Explorer la psychologie du raisonnement moral et juridique des LLM
Aujourd’hui, les grands modèles de langage (LLM) démontrent des performances de niveau expert dans de multiples domaines, suscitant un vif intérêt pour comprendre leurs processus de raisonnement internes. Comprendre comment les LLM produisent ces résultats étonnants est crucial pour le développement futur des agents d’intelligence artificielle et pour s’assurer qu’ils soient alignés avec les valeurs humaines. Cependant, l’architecture des LLM actuels rend difficile l’explication de leurs processus internes. Par conséquent, les chercheurs ont commencé à s’inspirer des méthodes utilisées en psychologie pour explorer les modèles de raisonnement des LLM, donnant naissance à un nouveau domaine de recherche appelé “psychologie des machines”.
Auteurs de l’article Les auteurs de cet article proviennent de différentes institutions : - Guilherme F.C.F. Almeida, Insper Education and Research Institute, Brésil - José Luiz Nunes, Département d’Informatique, Université Catholique de Rio de Janeiro, Brésil ; École de Droit de FGV Rio, Brésil - Neele Engelmann, Université de Bochum, Allemagne ; Centre Homme-Machine, Institut Max Planck pour le Développement Humain, Allemagne - Alex Wiegmann, Université de Bochum, Allemagne - Marcelo de Araújo, Université Fédérale de Rio de Janeiro, Brésil ; Université d’État de Rio de Janeiro, Brésil
Méthodes de recherche : Les auteurs ont utilisé des méthodes de psychologie expérimentale, reproduisant 8 expériences classiques de psychologie et présentant les scénarios expérimentaux aux modèles Gemini Pro de Google, Claude 2.1 d’Anthropic, GPT-4 d’OpenAI et LLama 2 de Meta, tout en collectant leurs réponses. Les expériences reproduites comprenaient :
1) L’effet de simple exposition et l’action intentionnelle 2) Le comportement de tromperie 3) La théorie des fondements moraux 4) Les jugements de violation 5) Le biais de confirmation rétrospective (deux conceptions différentes) 6) Le concept de consentement 7) Les relations causales
En comparant les réponses des LLM à celles des participants humains, les auteurs ont examiné si les LLM réagissaient de manière cohérente avec les humains dans ces tâches impliquant le raisonnement moral et juridique, et ont identifié les différences systématiques.

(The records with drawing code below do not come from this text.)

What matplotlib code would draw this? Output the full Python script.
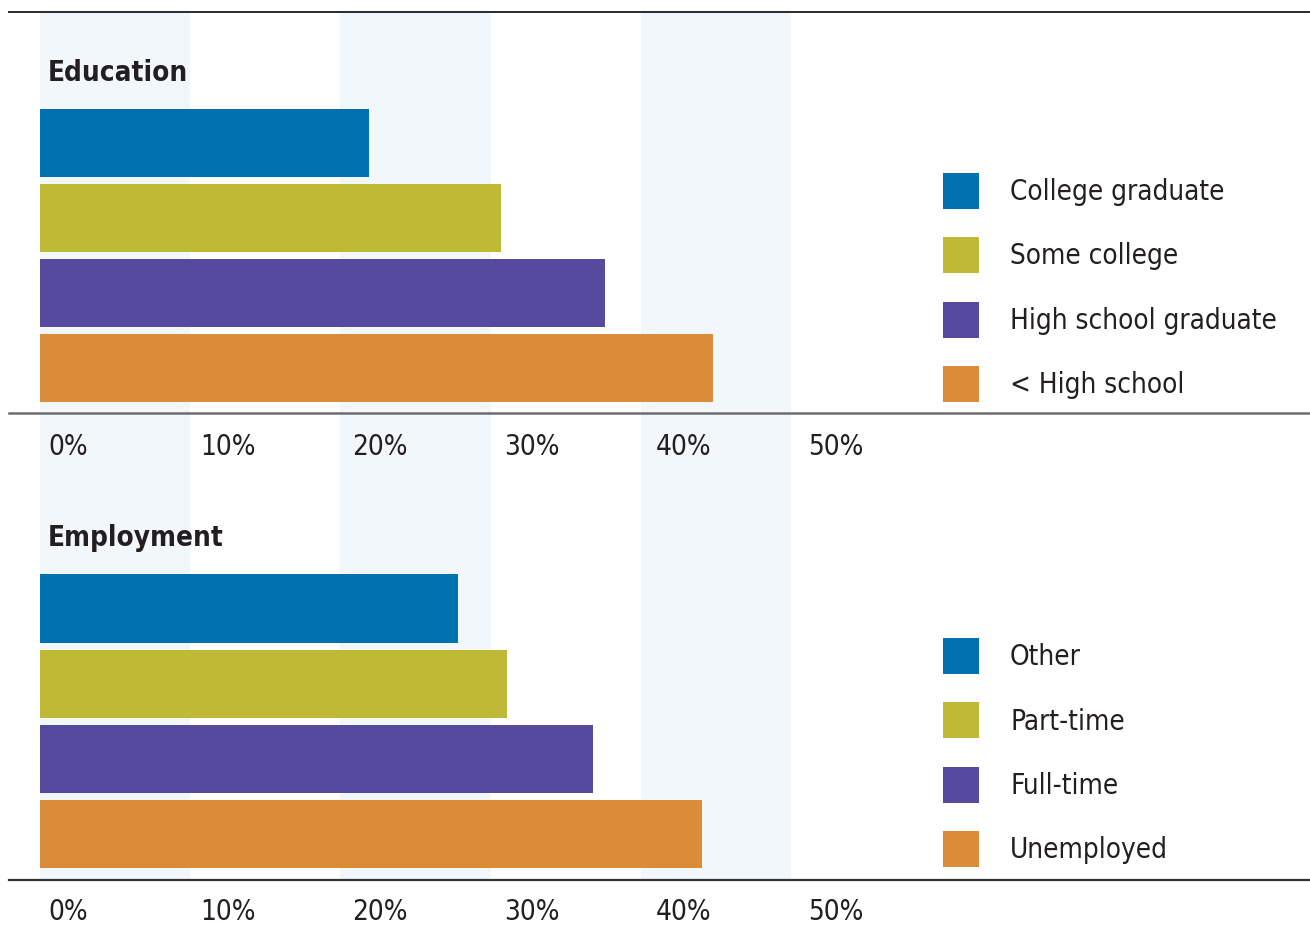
import matplotlib
matplotlib.use("Agg")
import matplotlib.pyplot as plt
from matplotlib.patches import Patch
from matplotlib.lines import Line2D
from matplotlib import transforms

# Données (en %)
edu_labels = ["College graduate", "Some college", "High school graduate", "< High school"]
edu_values = [21.9, 30.7, 37.6, 44.8]
emp_labels = ["Other", "Part-time", "Full-time", "Unemployed"]
emp_values = [27.8, 31.1, 36.8, 44.1]
ticks = [0, 10, 20, 30, 40, 50]
tick_labels = ["0%", "10%", "20%", "30%", "40%", "50%"]

colors = ["#0072B0", "#BEBA35", "#554A9E", "#DB8C38"]
stripe = "#F2F7FB"
txt = "#231F20"

plt.rcParams["font.family"] = ["DejaVu Sans"]
plt.rcParams["font.stretch"] = "condensed"

W, H = 1310, 926
fig = plt.figure(figsize=(W / 100, H / 100), dpi=100)


def box(x0, y0, x1, y1):
    return [x0 / W, 1 - y1 / H, (x1 - x0) / W, (y1 - y0) / H]


XMAX = (1310 - 40) / 15.02

# Bandes de fond
ax_bg = fig.add_axes(box(40, 12, 1310, 880), zorder=0)
for s in ticks[::2]:
    ax_bg.axvspan(s, s + 10, color=stripe, lw=0)
ax_bg.set_xlim(0, XMAX)
ax_bg.axis("off")


def panel(ax, values, labels, title, ylim, title_y, tick_y, leg_top):
    ax.barh(range(len(values)), values, height=0.907, color=colors)
    ax.set_xlim(0, XMAX)
    ax.set_ylim(*ylim)
    ax.set_facecolor("none")
    ax.axis("off")
    fig.text(48 / W, 1 - title_y / H, title, fontsize=20, fontweight="bold",
             color=txt, va="center", ha="left")
    base = transforms.blended_transform_factory(ax.transData, fig.transFigure)
    for t, lab in zip(ticks, tick_labels):
        tr = transforms.offset_copy(base, fig=fig, x=8 + 0.18 * t, units="dots")
        ax.text(t, 1 - tick_y / H, lab, transform=tr, fontsize=20, color=txt,
                va="center", ha="left")
    handles = [Patch(facecolor=c, edgecolor="none") for c in colors]
    fig.legend(handles, labels, loc="upper left",
               bbox_to_anchor=(943 / W, 1 - leg_top / H), bbox_transform=fig.transFigure,
               frameon=False, borderpad=0, borderaxespad=0, fontsize=20,
               handlelength=1.296, handleheight=1.62, handletextpad=1.12,
               labelspacing=1.02, labelcolor=txt)


ax1 = fig.add_axes(box(40, 12, 1310, 413), zorder=1)
panel(ax1, edu_values, edu_labels, "Education", (3.6, -1.747), 73, 447, 173)
ax2 = fig.add_axes(box(40, 413, 1310, 880), zorder=1)
panel(ax2, emp_values, emp_labels, "Employment", (3.613, -2.6), 538, 912, 638)

# Lignes horizontales
for y, c, lw in [(12, "#2A2A2A", 1.4), (413, "#6D6D6D", 1.8), (880, "#333333", 1.6)]:
    fig.add_artist(Line2D([9 / W, 1], [1 - y / H] * 2, transform=fig.transFigure,
                          color=c, lw=lw))

plt.savefig("out.png", dpi=100)
plt.close()
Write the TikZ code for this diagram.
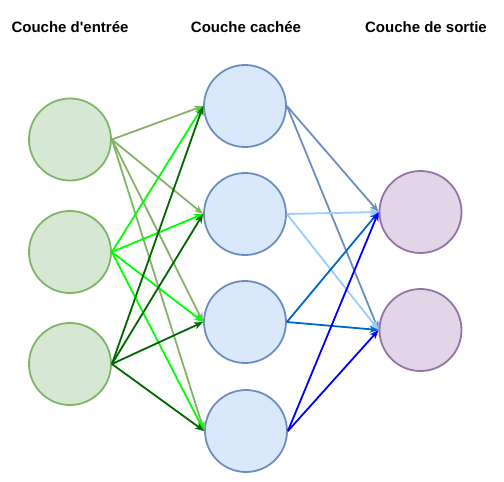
\documentclass[tikz,border=0pt]{standalone}
\usepackage{fontspec}
\setmainfont{Liberation Sans}[Ligatures=TeXOff]
\usetikzlibrary{positioning,arrows.meta}

\definecolor{entreefill}{HTML}{D5E8D4}
\definecolor{entreedraw}{HTML}{82B366}
\definecolor{cacheefill}{HTML}{DAE8FC}
\definecolor{cacheedraw}{HTML}{6C8EBF}
\definecolor{sortiefill}{HTML}{E1D5E7}
\definecolor{sortiedraw}{HTML}{9673A6}
\definecolor{vertvif}{HTML}{00FF00}
\definecolor{vertfonce}{HTML}{006600}
\definecolor{bleuclair}{HTML}{99CCFF}
\definecolor{bleumoyen}{HTML}{0066CC}
\definecolor{bleuvif}{HTML}{0000FF}

\tikzset{
  neurone/.style={circle,line width=1.8pt,minimum size=82pt,inner sep=0pt},
  entree/.style={neurone,draw=entreedraw,fill=entreefill},
  cachee/.style={neurone,draw=cacheedraw,fill=cacheefill},
  sortie/.style={neurone,draw=sortiedraw,fill=sortiefill},
  titre/.style={font=\bfseries\fontsize{15}{18}\selectfont}
}

\begin{document}
\begin{tikzpicture}[x=1pt,y=-1pt,->,>={Stealth[length=9pt,width=7pt,inset=2.5pt]},
                line width=1.8pt]
		% \draw[help lines] (0,0) grid (504,482);
		\useasboundingbox (0,0) rectangle (504,482);
		\node[titre] (t_e) at (70,27) {Couche d'entrée};
		\node[titre] (t_c) at (246,27) {Couche cachée};
		\node[titre] (t_s) at (426,27) {Couche de sortie};
		\node[entree] (e_1) at (70,139.5) {}; \node[entree] (e_2) at (70,252) {};
		\node[entree] (e_3) at (70,364) {};
		\node[cachee] (c_1) at (245,106) {}; \node[cachee] (c_2) at (245,214) {};
		\node[cachee] (c_3) at (245,322) {}; \node[cachee] (c_4) at (246,431) {};
		\node[sortie] (s_1) at (420.5,212) {}; \node[sortie] (s_2) at (420.5,330) {};
		\foreach \c/\col in {1/entreedraw,2/vertvif,3/vertfonce}
		  \foreach \h in {1,2,3,4}
		    \draw[\col] (e_\c.east) to (c_\h.west);
		\foreach \h/\col in {1/cacheedraw,2/bleuclair,3/bleumoyen,4/bleuvif}
		  \foreach \s in {1,2}
		    \draw[\col] (c_\h.east) to (s_\s.west);
              \end{tikzpicture}
\end{document}
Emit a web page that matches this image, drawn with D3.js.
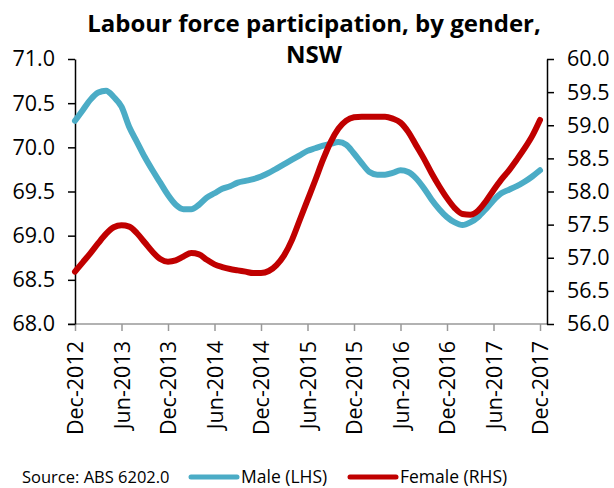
<!DOCTYPE html>
<html lang="en">
<head>
    <meta charset="UTF-8">
    <title>Labour force participation, by gender, NSW</title>
    <script src="https://cdn.jsdelivr.net/npm/d3@7/dist/d3.min.js"></script>
    <style>
        body { margin: 0; background: #fff; }
        text { font-family: "Open Sans", "Noto Sans", sans-serif; fill: #000; }
    </style>
</head>
<body>
<script>

    // monthly, Dec-2012 .. Dec-2017
    var tickLabels = ["Dec-2012", "Jun-2013", "Dec-2013", "Jun-2014", "Dec-2014", "Jun-2015",
        "Dec-2015", "Jun-2016", "Dec-2016", "Jun-2017", "Dec-2017"];

    var male = [70.30, 70.42, 70.54, 70.62, 70.64, 70.57, 70.46, 70.23, 70.06, 69.89,
        69.74, 69.60, 69.46, 69.35, 69.30, 69.30, 69.35, 69.43, 69.48, 69.53,
        69.56, 69.60, 69.62, 69.64, 69.67, 69.71, 69.76, 69.81, 69.86, 69.91,
        69.96, 69.99, 70.02, 70.04, 70.06, 70.03, 69.93, 69.82, 69.72, 69.69,
        69.69, 69.71, 69.74, 69.72, 69.65, 69.54, 69.41, 69.30, 69.21, 69.15,
        69.12, 69.15, 69.21, 69.30, 69.40, 69.48, 69.52, 69.56, 69.61, 69.67,
        69.74];

    var female = [56.79, 56.93, 57.07, 57.22, 57.36, 57.46, 57.49, 57.47, 57.37, 57.23,
        57.09, 56.98, 56.94, 56.96, 57.02, 57.07, 57.05, 56.97, 56.90, 56.86,
        56.83, 56.81, 56.79, 56.77, 56.77, 56.80, 56.89, 57.04, 57.27, 57.57,
        57.87, 58.17, 58.48, 58.75, 58.95, 59.07, 59.12, 59.13, 59.13, 59.13,
        59.13, 59.10, 59.04, 58.90, 58.70, 58.50, 58.28, 58.08, 57.90, 57.75,
        57.66, 57.65, 57.71, 57.85, 58.02, 58.18, 58.32, 58.48, 58.65, 58.84,
        59.08];

    var leftTicks = [68.0, 68.5, 69.0, 69.5, 70.0, 70.5, 71.0];
    var rightTicks = [56.0, 56.5, 57.0, 57.5, 58.0, 58.5, 59.0, 59.5, 60.0];

    var width = 614, height = 488;
    var plotLeft = 75, plotRight = 547, plotTop = 59, plotBottom = 324;
    var maleColor = "#4bacc6", femaleColor = "#c00000";

    var svg = d3.select("body").append("svg")
        .attr("width", width)
        .attr("height", height);

    var x = d3.scaleLinear().domain([0, male.length - 1]).range([plotLeft, 540]);
    var yL = d3.scaleLinear().domain([68, 71]).range([plotBottom, plotTop]);
    var yR = d3.scaleLinear().domain([56, 60]).range([plotBottom, plotTop]);

    // title
    var title = svg.append("text")
        .attr("text-anchor", "middle")
        .style("font-weight", "bold")
        .style("font-size", "24px");
    title.append("tspan").attr("x", 314).attr("y", 32).text("Labour force participation, by gender,");
    title.append("tspan").attr("x", 314).attr("y", 63).text("NSW");

    // x axis
    var xAxis = svg.append("g")
        .attr("transform", "translate(0," + plotBottom + ")")
        .call(d3.axisBottom(x)
            .tickValues(d3.range(0, male.length, 6))
            .tickFormat(function(d, i) { return tickLabels[i]; })
            .tickSize(7));
    xAxis.select(".domain").remove();
    xAxis.selectAll(".tick line").attr("stroke", "#999").attr("stroke-width", 1.5);
    xAxis.selectAll(".tick text")
        .style("font-size", "21.5px")
        .attr("transform", "rotate(-90)")
        .attr("text-anchor", "end")
        .attr("x", -17)
        .attr("y", 0)
        .attr("dy", "0.35em");
    svg.append("line")
        .attr("x1", 68).attr("x2", plotRight)
        .attr("y1", plotBottom).attr("y2", plotBottom)
        .attr("stroke", "#999").attr("stroke-width", 1.5);

    // left axis
    var gL = svg.append("g")
        .attr("transform", "translate(" + plotLeft + ",0)")
        .call(d3.axisLeft(yL).tickValues(leftTicks).tickFormat(d3.format(".1f")).tickSize(7).tickSizeOuter(0));
    gL.select(".domain").attr("stroke-width", 1.5);
    gL.selectAll(".tick line").attr("stroke-width", 1.5);
    gL.selectAll(".tick text").style("font-size", "21.5px").attr("x", -20);

    // right axis
    var gR = svg.append("g")
        .attr("transform", "translate(" + plotRight + ",0)")
        .call(d3.axisRight(yR).tickValues(rightTicks).tickFormat(d3.format(".1f")).tickSize(7).tickSizeOuter(0));
    gR.select(".domain").attr("stroke-width", 1.5);
    gR.selectAll(".tick line").attr("stroke-width", 1.5);
    gR.selectAll(".tick text").style("font-size", "21.5px").attr("x", 20);

    // lines
    var lineL = d3.line()
        .x(function(d, i) { return x(i); })
        .y(function(d) { return yL(d); })
        .curve(d3.curveMonotoneX);
    var lineR = d3.line()
        .x(function(d, i) { return x(i); })
        .y(function(d) { return yR(d); })
        .curve(d3.curveMonotoneX);

    svg.append("path").datum(male)
        .attr("d", lineL)
        .attr("fill", "none")
        .attr("stroke", maleColor)
        .attr("stroke-width", 6)
        .attr("stroke-linecap", "round");
    svg.append("path").datum(female)
        .attr("d", lineR)
        .attr("fill", "none")
        .attr("stroke", femaleColor)
        .attr("stroke-width", 6)
        .attr("stroke-linecap", "round");

    // legend
    var legendY = 477;
    svg.append("text")
        .attr("x", 22).attr("y", legendY)
        .attr("dy", "0.35em")
        .style("font-size", "16.5px")
        .text("Source: ABS 6202.0");

    var items = [
        {label: "Male (LHS)", color: maleColor, x: 191},
        {label: "Female (RHS)", color: femaleColor, x: 350}
    ];
    var lg = svg.selectAll(".legend").data(items).enter().append("g")
        .attr("class", "legend")
        .attr("transform", function(d) { return "translate(" + d.x + "," + legendY + ")"; });
    lg.append("line")
        .attr("x1", 0).attr("x2", 46)
        .attr("stroke", function(d) { return d.color; })
        .attr("stroke-width", 5)
        .attr("stroke-linecap", "round");
    lg.append("text")
        .attr("x", 50)
        .attr("dy", "0.35em")
        .style("font-size", "17.5px")
        .text(function(d) { return d.label; });

</script>
</body>
</html>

Principales conclusions : 1) Les LLM ont montré des modèles de réponse similaires aux humains dans la plupart des tâches, mais avec des effets souvent amplifiés.
2) Pour certaines tâches, des différences notables ont été observées entre les différents LLM, certains étant très cohérents avec les réponses humaines, tandis que d’autres présentaient des biais systématiques, suggérant des divergences fondamentales dans leurs processus de raisonnement par rapport aux humains.
3) Les auteurs ont observé un “effet de bonne réponse”, les LLM donnant pratiquement la même réponse à une question, quelle que soit la formulation, avec une très faible variance.
4) Dans l’ensemble, GPT-4 était le modèle le plus aligné avec les réponses humaines.
5) Pour la tâche sur le concept de consentement, tous les modèles ont montré des différences importantes par rapport aux humains, suggérant des déficiences ou des biais dans la compréhension de ce concept juridique et moral crucial par les LLM.
Implications de la recherche : Cette étude a fourni la première évaluation systématique des capacités de raisonnement moral et juridique des LLM. Les résultats montrent que, bien que les LLM actuels puissent simuler les réponses humaines à bien des égards, des différences systématiques subsistent, plus marquées dans certains domaines. Cela suggère que l’alignement des LLM avec les valeurs humaines pourrait être plus difficile qu’anticipé. Cette étude ouvre la voie à de futures recherches approfondies en “psychologie des machines”. Si les logiques sous-jacentes aux raisonnements des LLM peuvent être complètement élucidées et améliorées, cela contribuera à renforcer l’alignement des systèmes d’IA avec les valeurs humaines.